These are not all Very Fine condition, but they are Good to Fine. And they may not all be First Printings either, but a number of them are. That is why I have to continue my research. The adrenaline was rushing as I picked up all these great finds. May not be worth a fortune, but it was a great way to spend a Saturday morning. Here's my list...

Mark Helprin, A Soldier of the Great War, 1991 First US Edition
Robertson Davies, The Lyre of Orpheus, 1989 First US Edition
Anne Tyler, Breathing Lessons, 1988 First US Edition
Anne Tyler, The Accidental Tourist, 1985 First US Edition
Gore Vidal, Empire, 1987 First US Edition
Steven King, Misery, 1987 First US Edition
Steven King, Cujo, 1981 First US Edition (possible Book-of-the-Month Club)
Colleen McCullough, The Thorn Birds, 1977 First US Edition (but later printing)
Elmore Leonard, Freaky Deaky, 1988 First US Edition
Elmore Leonard, Get Shorty, 1990 First US Edition
John Fowles, The French Lieutenant's Woman, 1969 First US Edition
Margaret Atwood, Bodily Harm, 1982 First US Edition
Margaret Atwood, The Robber Bride, 1993 First Canadian Edition
Peter Ackroyd, Chatterton, 1988 First US Edition
James Carroll, Prince of Peace, 1984 First US Edition
Sebastian Faulks, Charlotte Gray, 1999 First US Edition
Alan Furst, Blood of Victory, 2002 First US Edition
Jeffrey Lent, In the Fall, 2000 First US Edition
John Le Carre, The Russia House, 1989 First US Edition
Don Delillo, Libra, 1988 First US Edition
Don Delillo, Underworld, 1997 First US Edition
Pat Barker, The Ghost Road, 1996 First US Edition
E.L. Doctorow, Billy Bathgate, 1989 First US Edition
E.L. Doctorow, The Waterworks, 1994 First US Edition
T. Coraghessan Boyle, World's End, 1987 First US Edition
Toni Morrison, Beloved, 1987 First US Edition (possible BOTM Club)
John Irving, The Hotel New Hampshire, 1981 First US Edition
Kazuo Ishiguro, When We Were Orphans, 2000 First US Edition
Kazuo Ishiguro, The Unconsoled, 1995 First US Edition
Kazuo Ishiguro, Never Let Me Go, 2005 First US Edition
Diane Setterfield, The Thirteenth Tale, 2006 First US Edition
Philip Roth, Sabbath's Theater, 1995 First US Edition
Arturo Perez-Reverte, Queen of the South, 2004 First US Edition
Arturo Perez-Reverte, The Nautical Chart, 2001 First US Edition
Tom Clancy, The Hunt for Red October, 1984 First US Edition (undetermined printing)

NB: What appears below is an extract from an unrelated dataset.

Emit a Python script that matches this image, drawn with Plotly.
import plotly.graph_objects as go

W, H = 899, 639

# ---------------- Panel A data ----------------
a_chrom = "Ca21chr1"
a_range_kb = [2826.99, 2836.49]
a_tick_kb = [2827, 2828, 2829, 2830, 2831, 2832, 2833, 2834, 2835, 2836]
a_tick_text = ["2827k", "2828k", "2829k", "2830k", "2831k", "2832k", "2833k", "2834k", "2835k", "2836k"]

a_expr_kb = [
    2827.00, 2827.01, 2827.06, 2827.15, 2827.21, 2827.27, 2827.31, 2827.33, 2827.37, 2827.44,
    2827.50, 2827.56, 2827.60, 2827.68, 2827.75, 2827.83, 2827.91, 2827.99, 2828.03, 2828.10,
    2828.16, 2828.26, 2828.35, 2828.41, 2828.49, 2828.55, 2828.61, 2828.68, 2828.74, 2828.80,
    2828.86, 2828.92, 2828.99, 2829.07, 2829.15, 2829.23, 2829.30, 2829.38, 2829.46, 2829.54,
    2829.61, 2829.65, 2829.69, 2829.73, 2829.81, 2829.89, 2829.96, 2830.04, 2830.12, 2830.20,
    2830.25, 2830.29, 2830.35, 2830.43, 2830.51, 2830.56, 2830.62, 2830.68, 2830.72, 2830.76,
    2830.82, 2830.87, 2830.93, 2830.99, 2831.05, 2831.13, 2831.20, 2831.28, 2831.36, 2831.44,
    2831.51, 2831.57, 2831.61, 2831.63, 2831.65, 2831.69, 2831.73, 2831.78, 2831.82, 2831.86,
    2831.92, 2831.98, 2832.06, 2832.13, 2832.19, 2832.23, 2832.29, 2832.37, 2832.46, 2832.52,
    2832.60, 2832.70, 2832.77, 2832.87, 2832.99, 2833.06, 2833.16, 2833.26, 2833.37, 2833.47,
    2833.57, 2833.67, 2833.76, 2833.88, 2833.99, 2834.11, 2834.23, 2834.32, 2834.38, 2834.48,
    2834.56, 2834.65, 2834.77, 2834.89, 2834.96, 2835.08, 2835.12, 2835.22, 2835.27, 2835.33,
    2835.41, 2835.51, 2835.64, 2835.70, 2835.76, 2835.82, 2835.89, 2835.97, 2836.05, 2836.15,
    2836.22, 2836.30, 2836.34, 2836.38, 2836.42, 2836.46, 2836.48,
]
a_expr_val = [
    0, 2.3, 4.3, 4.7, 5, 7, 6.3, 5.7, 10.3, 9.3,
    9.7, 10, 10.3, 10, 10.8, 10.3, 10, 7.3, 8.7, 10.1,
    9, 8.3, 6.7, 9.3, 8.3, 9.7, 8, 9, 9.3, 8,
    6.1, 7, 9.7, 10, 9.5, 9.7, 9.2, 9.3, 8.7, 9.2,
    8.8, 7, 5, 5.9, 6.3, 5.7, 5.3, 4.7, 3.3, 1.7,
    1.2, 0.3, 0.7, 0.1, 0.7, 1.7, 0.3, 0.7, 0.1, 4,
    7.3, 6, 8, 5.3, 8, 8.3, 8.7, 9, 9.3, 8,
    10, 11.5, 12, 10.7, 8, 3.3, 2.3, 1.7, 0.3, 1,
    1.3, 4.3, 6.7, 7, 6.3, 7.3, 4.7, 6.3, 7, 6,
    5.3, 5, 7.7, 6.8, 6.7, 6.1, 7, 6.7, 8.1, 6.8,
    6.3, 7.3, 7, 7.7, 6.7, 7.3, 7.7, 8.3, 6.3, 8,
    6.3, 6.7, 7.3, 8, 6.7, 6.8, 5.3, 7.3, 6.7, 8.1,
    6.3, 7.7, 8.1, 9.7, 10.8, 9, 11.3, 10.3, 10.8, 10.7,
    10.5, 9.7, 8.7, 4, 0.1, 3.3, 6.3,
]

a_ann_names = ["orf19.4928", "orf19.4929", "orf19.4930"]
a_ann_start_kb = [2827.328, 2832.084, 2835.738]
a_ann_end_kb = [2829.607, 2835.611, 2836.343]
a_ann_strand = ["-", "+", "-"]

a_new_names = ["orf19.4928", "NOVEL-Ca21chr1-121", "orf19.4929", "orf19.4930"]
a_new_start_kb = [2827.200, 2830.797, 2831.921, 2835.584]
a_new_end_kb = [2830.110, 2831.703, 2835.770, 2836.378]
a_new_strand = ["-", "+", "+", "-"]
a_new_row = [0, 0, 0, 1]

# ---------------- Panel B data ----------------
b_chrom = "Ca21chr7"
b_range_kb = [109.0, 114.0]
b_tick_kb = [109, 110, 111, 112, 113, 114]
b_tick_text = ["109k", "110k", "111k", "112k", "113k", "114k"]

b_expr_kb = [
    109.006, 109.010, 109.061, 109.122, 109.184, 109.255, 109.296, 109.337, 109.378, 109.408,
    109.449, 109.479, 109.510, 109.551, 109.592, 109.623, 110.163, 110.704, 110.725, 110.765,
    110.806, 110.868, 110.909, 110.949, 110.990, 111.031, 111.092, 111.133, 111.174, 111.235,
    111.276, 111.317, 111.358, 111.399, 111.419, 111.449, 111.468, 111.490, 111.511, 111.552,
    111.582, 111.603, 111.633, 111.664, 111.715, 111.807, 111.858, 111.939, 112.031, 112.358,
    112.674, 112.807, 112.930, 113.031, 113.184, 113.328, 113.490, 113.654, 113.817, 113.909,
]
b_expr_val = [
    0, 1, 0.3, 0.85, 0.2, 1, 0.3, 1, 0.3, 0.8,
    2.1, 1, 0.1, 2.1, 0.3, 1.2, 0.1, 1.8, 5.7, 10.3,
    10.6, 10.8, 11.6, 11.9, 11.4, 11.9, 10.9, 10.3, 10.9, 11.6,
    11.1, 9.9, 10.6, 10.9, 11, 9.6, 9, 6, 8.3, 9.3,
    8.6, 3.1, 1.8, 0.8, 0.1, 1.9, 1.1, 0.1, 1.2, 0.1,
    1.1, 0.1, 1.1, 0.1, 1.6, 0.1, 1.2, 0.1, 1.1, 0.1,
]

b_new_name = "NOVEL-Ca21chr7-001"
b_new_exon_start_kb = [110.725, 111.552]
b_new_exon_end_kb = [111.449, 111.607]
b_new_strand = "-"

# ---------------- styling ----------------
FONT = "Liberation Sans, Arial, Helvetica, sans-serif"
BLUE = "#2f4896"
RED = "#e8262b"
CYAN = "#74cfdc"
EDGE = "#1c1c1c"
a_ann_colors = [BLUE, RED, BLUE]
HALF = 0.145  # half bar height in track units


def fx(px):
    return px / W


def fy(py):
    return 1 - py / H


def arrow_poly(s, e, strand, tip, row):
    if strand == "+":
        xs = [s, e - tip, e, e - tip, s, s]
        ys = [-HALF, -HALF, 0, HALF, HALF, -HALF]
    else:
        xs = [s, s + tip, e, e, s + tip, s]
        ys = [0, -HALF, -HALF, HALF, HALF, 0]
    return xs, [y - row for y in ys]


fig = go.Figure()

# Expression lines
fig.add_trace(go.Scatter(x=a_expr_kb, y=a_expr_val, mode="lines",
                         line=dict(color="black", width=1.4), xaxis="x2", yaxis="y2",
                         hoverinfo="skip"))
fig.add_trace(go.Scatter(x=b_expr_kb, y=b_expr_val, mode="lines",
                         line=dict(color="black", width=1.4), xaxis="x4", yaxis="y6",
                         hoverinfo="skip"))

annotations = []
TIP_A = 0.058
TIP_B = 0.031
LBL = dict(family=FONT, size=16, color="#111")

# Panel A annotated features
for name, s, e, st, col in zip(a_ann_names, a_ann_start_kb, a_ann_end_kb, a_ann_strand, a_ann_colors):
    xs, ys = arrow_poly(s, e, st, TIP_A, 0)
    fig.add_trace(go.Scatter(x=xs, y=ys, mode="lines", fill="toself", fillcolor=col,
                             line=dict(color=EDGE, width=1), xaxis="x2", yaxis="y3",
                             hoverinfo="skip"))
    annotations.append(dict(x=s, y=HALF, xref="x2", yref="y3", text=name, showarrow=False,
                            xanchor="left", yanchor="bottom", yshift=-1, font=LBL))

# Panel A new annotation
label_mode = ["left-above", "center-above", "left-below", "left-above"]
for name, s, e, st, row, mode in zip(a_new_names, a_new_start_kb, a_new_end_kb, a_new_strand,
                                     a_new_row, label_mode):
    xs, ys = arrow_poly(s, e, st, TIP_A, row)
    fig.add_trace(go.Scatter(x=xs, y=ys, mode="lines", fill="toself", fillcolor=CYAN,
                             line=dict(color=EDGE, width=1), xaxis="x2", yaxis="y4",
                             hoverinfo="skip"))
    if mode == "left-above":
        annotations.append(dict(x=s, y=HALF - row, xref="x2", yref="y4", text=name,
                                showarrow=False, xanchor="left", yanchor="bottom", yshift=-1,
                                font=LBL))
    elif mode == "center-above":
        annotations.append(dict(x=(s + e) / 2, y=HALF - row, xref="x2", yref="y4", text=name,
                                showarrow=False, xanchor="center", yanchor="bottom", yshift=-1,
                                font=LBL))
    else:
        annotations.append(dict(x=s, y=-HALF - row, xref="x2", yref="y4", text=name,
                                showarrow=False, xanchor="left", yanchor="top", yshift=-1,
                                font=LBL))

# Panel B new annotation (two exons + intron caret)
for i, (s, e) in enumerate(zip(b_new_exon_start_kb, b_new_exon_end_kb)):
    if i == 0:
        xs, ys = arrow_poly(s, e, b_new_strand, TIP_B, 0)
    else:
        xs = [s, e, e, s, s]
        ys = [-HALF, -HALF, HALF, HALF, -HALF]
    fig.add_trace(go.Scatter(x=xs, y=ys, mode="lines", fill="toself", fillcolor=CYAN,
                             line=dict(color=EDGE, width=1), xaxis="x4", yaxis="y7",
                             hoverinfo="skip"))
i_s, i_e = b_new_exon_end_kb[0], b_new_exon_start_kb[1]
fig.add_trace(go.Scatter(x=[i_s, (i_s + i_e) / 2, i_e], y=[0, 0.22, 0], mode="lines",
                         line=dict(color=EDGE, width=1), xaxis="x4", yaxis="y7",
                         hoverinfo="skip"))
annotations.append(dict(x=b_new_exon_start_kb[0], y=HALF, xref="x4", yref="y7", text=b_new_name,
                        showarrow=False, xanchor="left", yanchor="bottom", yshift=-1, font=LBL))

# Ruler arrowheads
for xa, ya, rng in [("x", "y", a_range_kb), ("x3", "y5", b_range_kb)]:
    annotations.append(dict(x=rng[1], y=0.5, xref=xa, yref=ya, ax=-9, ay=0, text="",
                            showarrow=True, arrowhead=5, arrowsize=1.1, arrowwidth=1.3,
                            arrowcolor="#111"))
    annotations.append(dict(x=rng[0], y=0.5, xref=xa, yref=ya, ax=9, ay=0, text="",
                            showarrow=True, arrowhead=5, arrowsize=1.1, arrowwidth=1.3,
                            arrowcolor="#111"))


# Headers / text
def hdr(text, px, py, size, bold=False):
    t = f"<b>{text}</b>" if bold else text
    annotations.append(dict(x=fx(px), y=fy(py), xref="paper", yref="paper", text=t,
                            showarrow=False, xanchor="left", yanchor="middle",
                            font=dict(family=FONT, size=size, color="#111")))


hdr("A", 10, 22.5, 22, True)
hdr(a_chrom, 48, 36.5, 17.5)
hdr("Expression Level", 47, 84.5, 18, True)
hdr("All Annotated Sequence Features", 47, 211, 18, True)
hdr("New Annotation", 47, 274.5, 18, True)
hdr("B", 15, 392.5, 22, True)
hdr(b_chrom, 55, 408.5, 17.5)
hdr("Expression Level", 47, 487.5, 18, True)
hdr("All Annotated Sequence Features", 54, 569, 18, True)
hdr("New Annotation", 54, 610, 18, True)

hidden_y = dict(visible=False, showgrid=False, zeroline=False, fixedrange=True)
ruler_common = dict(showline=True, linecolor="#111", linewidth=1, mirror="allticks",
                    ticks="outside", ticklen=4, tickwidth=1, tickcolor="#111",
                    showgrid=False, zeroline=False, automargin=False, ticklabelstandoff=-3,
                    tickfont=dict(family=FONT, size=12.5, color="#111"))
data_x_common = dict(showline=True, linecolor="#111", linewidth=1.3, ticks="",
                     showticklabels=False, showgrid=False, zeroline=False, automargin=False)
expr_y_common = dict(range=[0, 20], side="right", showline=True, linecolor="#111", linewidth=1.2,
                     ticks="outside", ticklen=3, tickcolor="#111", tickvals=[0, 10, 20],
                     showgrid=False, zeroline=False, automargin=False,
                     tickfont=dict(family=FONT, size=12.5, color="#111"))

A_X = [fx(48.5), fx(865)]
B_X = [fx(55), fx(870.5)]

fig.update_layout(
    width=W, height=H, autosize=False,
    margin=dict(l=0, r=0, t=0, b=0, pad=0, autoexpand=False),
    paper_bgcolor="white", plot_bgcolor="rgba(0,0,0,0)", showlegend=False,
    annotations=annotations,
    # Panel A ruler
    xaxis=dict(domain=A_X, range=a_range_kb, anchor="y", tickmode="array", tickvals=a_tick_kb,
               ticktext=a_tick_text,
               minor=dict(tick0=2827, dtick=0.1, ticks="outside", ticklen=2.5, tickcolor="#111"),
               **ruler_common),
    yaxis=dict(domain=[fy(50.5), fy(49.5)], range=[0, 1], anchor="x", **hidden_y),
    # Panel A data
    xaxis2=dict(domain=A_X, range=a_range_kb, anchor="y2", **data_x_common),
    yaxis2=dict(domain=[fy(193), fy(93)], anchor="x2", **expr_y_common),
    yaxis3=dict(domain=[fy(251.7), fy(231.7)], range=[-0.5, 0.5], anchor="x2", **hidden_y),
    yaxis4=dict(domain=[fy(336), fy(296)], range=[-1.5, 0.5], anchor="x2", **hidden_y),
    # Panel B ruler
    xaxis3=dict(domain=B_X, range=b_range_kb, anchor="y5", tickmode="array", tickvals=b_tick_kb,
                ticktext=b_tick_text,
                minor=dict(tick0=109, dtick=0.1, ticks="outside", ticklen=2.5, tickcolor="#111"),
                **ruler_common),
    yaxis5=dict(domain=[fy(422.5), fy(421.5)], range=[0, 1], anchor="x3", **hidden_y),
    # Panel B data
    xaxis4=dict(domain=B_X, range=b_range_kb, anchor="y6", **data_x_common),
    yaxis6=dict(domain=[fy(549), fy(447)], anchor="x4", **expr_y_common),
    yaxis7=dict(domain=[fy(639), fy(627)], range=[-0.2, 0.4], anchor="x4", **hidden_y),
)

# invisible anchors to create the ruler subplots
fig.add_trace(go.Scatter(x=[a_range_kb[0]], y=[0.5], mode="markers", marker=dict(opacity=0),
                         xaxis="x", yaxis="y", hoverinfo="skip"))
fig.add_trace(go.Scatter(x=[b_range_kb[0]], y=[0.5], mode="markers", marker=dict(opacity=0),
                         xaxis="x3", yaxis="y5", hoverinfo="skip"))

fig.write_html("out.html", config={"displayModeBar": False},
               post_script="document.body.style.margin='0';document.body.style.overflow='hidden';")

Wednesday, October 22, 2008



I started Birds of a Feather and I'm ready for another adventure with the ever ready Maisie Dobbs. There's one problem. A strange one, but not an important one. I don't know if I've read this book yet. The first few pages sound familiar, but the story is unfamiliar. I guess the truth will come out in a little while, probably during lunch or as I call it, my reading hour.

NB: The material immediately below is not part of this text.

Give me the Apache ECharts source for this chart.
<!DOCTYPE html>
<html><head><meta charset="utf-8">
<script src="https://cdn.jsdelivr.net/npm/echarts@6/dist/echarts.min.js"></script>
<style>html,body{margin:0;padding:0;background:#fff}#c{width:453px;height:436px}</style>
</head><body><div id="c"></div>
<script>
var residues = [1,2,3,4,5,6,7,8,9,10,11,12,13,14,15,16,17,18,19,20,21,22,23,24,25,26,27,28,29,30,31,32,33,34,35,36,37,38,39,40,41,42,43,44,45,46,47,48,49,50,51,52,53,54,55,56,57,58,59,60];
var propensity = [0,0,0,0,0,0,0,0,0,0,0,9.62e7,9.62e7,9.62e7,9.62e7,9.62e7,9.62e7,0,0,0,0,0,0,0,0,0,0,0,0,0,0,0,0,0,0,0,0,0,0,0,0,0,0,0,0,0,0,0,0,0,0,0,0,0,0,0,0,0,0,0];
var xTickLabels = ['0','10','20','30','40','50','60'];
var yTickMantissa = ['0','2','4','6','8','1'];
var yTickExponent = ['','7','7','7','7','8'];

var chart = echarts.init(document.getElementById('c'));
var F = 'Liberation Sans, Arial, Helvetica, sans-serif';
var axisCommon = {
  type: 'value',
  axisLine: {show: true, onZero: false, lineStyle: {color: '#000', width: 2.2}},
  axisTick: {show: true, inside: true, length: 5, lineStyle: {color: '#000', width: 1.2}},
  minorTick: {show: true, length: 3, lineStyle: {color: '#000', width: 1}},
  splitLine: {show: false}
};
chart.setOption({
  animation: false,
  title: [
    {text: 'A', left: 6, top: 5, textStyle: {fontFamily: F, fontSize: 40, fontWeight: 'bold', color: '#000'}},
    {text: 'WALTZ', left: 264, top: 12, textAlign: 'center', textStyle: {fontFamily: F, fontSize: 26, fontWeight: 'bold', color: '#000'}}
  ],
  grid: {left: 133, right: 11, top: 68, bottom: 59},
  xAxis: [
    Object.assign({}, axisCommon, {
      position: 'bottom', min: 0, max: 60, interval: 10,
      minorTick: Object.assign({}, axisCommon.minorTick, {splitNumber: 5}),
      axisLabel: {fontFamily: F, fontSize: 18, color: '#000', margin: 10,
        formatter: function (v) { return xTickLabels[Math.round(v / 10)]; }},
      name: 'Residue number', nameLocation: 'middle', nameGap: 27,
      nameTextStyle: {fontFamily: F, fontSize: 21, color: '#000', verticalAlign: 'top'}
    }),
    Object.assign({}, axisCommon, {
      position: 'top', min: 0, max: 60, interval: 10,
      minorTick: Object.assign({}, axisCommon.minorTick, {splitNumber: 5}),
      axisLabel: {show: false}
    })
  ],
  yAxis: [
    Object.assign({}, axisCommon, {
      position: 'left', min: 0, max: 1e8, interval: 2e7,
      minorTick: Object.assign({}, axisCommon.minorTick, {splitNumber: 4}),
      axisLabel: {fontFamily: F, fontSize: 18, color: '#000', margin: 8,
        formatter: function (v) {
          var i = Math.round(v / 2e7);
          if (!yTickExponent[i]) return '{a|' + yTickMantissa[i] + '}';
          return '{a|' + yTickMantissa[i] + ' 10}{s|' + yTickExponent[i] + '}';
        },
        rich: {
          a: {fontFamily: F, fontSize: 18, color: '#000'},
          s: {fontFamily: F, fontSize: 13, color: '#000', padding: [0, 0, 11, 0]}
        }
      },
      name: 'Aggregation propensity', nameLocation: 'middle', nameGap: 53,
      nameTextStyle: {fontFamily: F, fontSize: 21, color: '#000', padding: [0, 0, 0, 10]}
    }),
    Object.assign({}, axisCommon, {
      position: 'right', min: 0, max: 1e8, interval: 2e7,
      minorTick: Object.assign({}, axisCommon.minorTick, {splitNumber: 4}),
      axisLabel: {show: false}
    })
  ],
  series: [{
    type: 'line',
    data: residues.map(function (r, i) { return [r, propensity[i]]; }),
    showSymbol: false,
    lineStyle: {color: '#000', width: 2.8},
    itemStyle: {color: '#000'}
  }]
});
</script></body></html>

Last night, before House started and after we made an apple crisp, I finished Lawrence Block's Burglars Can't Be Choosers. It was my first Bernie Rhodenbarr book and I enjoyed it thoroughly. It was much more fun than I thought it would be. I read it in about 2 1/2 hours and finished wanting more. This was the first in the series and I look forward to the development of the bookish burglar over the next 9 books in the series. Bernie is one of the more likable "criminal" protagonists I've ever read. He makes no excuses for his criminal activity and he puts up with the punishments that follow his burglaries when he is caught. A fatalistic bookish burglar. I hope my library is well stocked with Block's novels because these are going to be fast and fun. The Burglar in the Closet is up next.

Tuesday, October 21, 2008

I just saw this on Yahoo News:

LOS ANGELES (Hollywood Reporter) - Castle Rock has picked up "Book of Shadows," an action-adventure pitch from Zoe Green.

The story follows a young man who must embark on the perilous journey of first love and face many trials of maturity while on the dangerous quest to close a mythical tome called "Book of Shadows" in order to restore balance to the world.

Castle Rock principal Rob Reiner will direct for the Warner Bros.-based studio. Reiner was in a general meeting with Green and told her of an idea on which he had been working. Green picked up on that and ran with it, fleshing it out.
I answered a meme the other day and one of the questions asked if I had ever "give up a book halfway in." How prescient. When I answered the question last week, I couldn't remember the last book I stopped reading. I do now. The Poe Shadow became tedious and boring. Two death blows to reading. I became uninterested in the search for the truth of Poe's death. And Quentin Clark, the protagonist was a weak character. He seemed to be misplacing his anger over his parents' death into finding out what really happened to Edgar Poe in the days leading up to his untimely death. Clark is searching for answers to death and since he couldn't find out what happened to his parents or why they had died, perhaps he could determine what happened to Poe. But 200 pages in and I'm giving up on his quest. I haven't picked up the book in a about four days and that tells me something.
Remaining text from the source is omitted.